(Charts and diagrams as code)

######

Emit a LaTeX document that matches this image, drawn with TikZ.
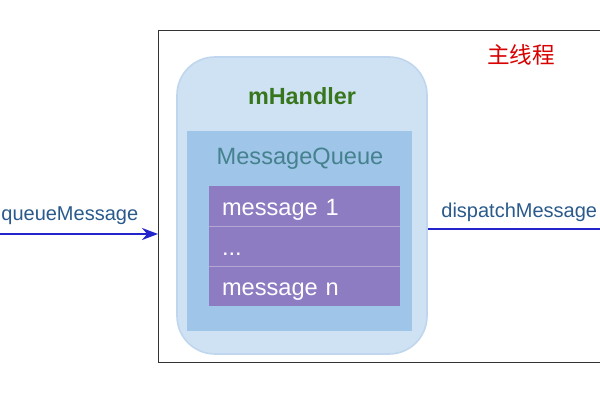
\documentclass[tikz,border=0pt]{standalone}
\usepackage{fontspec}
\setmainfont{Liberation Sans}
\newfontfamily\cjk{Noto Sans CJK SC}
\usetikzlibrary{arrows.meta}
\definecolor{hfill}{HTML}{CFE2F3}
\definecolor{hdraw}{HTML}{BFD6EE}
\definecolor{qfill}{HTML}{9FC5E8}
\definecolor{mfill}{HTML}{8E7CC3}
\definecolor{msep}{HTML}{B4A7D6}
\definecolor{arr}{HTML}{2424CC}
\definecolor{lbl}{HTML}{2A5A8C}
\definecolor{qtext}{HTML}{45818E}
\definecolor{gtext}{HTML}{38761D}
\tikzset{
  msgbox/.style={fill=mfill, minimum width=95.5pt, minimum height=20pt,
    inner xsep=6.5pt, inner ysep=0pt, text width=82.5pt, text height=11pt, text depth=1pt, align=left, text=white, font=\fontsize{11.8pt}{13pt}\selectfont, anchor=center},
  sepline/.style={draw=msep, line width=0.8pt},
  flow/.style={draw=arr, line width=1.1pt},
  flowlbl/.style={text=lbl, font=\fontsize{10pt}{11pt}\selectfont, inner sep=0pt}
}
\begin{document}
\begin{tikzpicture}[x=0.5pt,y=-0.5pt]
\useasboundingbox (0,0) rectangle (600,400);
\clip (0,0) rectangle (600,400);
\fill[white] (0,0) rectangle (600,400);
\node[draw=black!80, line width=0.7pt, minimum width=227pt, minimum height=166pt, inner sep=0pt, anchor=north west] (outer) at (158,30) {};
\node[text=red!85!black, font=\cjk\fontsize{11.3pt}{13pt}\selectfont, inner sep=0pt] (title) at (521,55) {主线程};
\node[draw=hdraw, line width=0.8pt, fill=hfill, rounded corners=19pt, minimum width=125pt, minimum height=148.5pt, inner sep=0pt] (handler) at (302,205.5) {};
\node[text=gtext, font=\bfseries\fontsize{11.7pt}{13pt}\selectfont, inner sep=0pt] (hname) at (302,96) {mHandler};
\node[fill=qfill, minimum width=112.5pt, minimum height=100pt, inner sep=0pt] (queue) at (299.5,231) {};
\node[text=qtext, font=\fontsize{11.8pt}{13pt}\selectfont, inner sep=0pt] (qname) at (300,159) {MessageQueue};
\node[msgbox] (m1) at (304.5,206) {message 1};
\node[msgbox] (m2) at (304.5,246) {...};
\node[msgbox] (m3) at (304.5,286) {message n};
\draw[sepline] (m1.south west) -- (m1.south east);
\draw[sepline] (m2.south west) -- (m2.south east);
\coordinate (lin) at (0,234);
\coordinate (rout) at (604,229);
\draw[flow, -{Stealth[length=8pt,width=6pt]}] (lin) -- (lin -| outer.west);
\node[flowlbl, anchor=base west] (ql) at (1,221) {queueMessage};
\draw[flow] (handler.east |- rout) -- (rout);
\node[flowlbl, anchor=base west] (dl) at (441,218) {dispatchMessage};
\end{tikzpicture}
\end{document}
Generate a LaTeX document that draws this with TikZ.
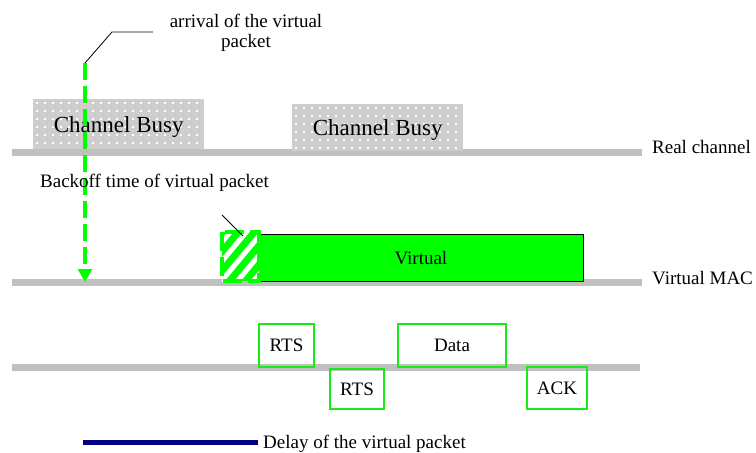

######

- _Written problem_: Without the pictures, transcribe the listing above exactly.

- _Reply_:
Emit a LaTeX document that matches this image, drawn with TikZ.
\documentclass[tikz,border=0pt]{standalone}
\usepackage{fontspec}
\setmainfont{Liberation Sans}
\newfontfamily\cjk{Noto Sans CJK SC}
\usetikzlibrary{arrows.meta}
\definecolor{hfill}{HTML}{CFE2F3}
\definecolor{hdraw}{HTML}{BFD6EE}
\definecolor{qfill}{HTML}{9FC5E8}
\definecolor{mfill}{HTML}{8E7CC3}
\definecolor{msep}{HTML}{B4A7D6}
\definecolor{arr}{HTML}{2424CC}
\definecolor{lbl}{HTML}{2A5A8C}
\definecolor{qtext}{HTML}{45818E}
\definecolor{gtext}{HTML}{38761D}
\tikzset{
  msgbox/.style={fill=mfill, minimum width=95.5pt, minimum height=20pt,
    inner xsep=6.5pt, inner ysep=0pt, text width=82.5pt, text height=11pt, text depth=1pt, align=left, text=white, font=\fontsize{11.8pt}{13pt}\selectfont, anchor=center},
  sepline/.style={draw=msep, line width=0.8pt},
  flow/.style={draw=arr, line width=1.1pt},
  flowlbl/.style={text=lbl, font=\fontsize{10pt}{11pt}\selectfont, inner sep=0pt}
}
\begin{document}
\begin{tikzpicture}[x=0.5pt,y=-0.5pt]
\useasboundingbox (0,0) rectangle (600,400);
\clip (0,0) rectangle (600,400);
\fill[white] (0,0) rectangle (600,400);
\node[draw=black!80, line width=0.7pt, minimum width=227pt, minimum height=166pt, inner sep=0pt, anchor=north west] (outer) at (158,30) {};
\node[text=red!85!black, font=\cjk\fontsize{11.3pt}{13pt}\selectfont, inner sep=0pt] (title) at (521,55) {主线程};
\node[draw=hdraw, line width=0.8pt, fill=hfill, rounded corners=19pt, minimum width=125pt, minimum height=148.5pt, inner sep=0pt] (handler) at (302,205.5) {};
\node[text=gtext, font=\bfseries\fontsize{11.7pt}{13pt}\selectfont, inner sep=0pt] (hname) at (302,96) {mHandler};
\node[fill=qfill, minimum width=112.5pt, minimum height=100pt, inner sep=0pt] (queue) at (299.5,231) {};
\node[text=qtext, font=\fontsize{11.8pt}{13pt}\selectfont, inner sep=0pt] (qname) at (300,159) {MessageQueue};
\node[msgbox] (m1) at (304.5,206) {message 1};
\node[msgbox] (m2) at (304.5,246) {...};
\node[msgbox] (m3) at (304.5,286) {message n};
\draw[sepline] (m1.south west) -- (m1.south east);
\draw[sepline] (m2.south west) -- (m2.south east);
\coordinate (lin) at (0,234);
\coordinate (rout) at (604,229);
\draw[flow, -{Stealth[length=8pt,width=6pt]}] (lin) -- (lin -| outer.west);
\node[flowlbl, anchor=base west] (ql) at (1,221) {queueMessage};
\draw[flow] (handler.east |- rout) -- (rout);
\node[flowlbl, anchor=base west] (dl) at (441,218) {dispatchMessage};
\end{tikzpicture}
\end{document}
Generate a LaTeX document that draws this with TikZ.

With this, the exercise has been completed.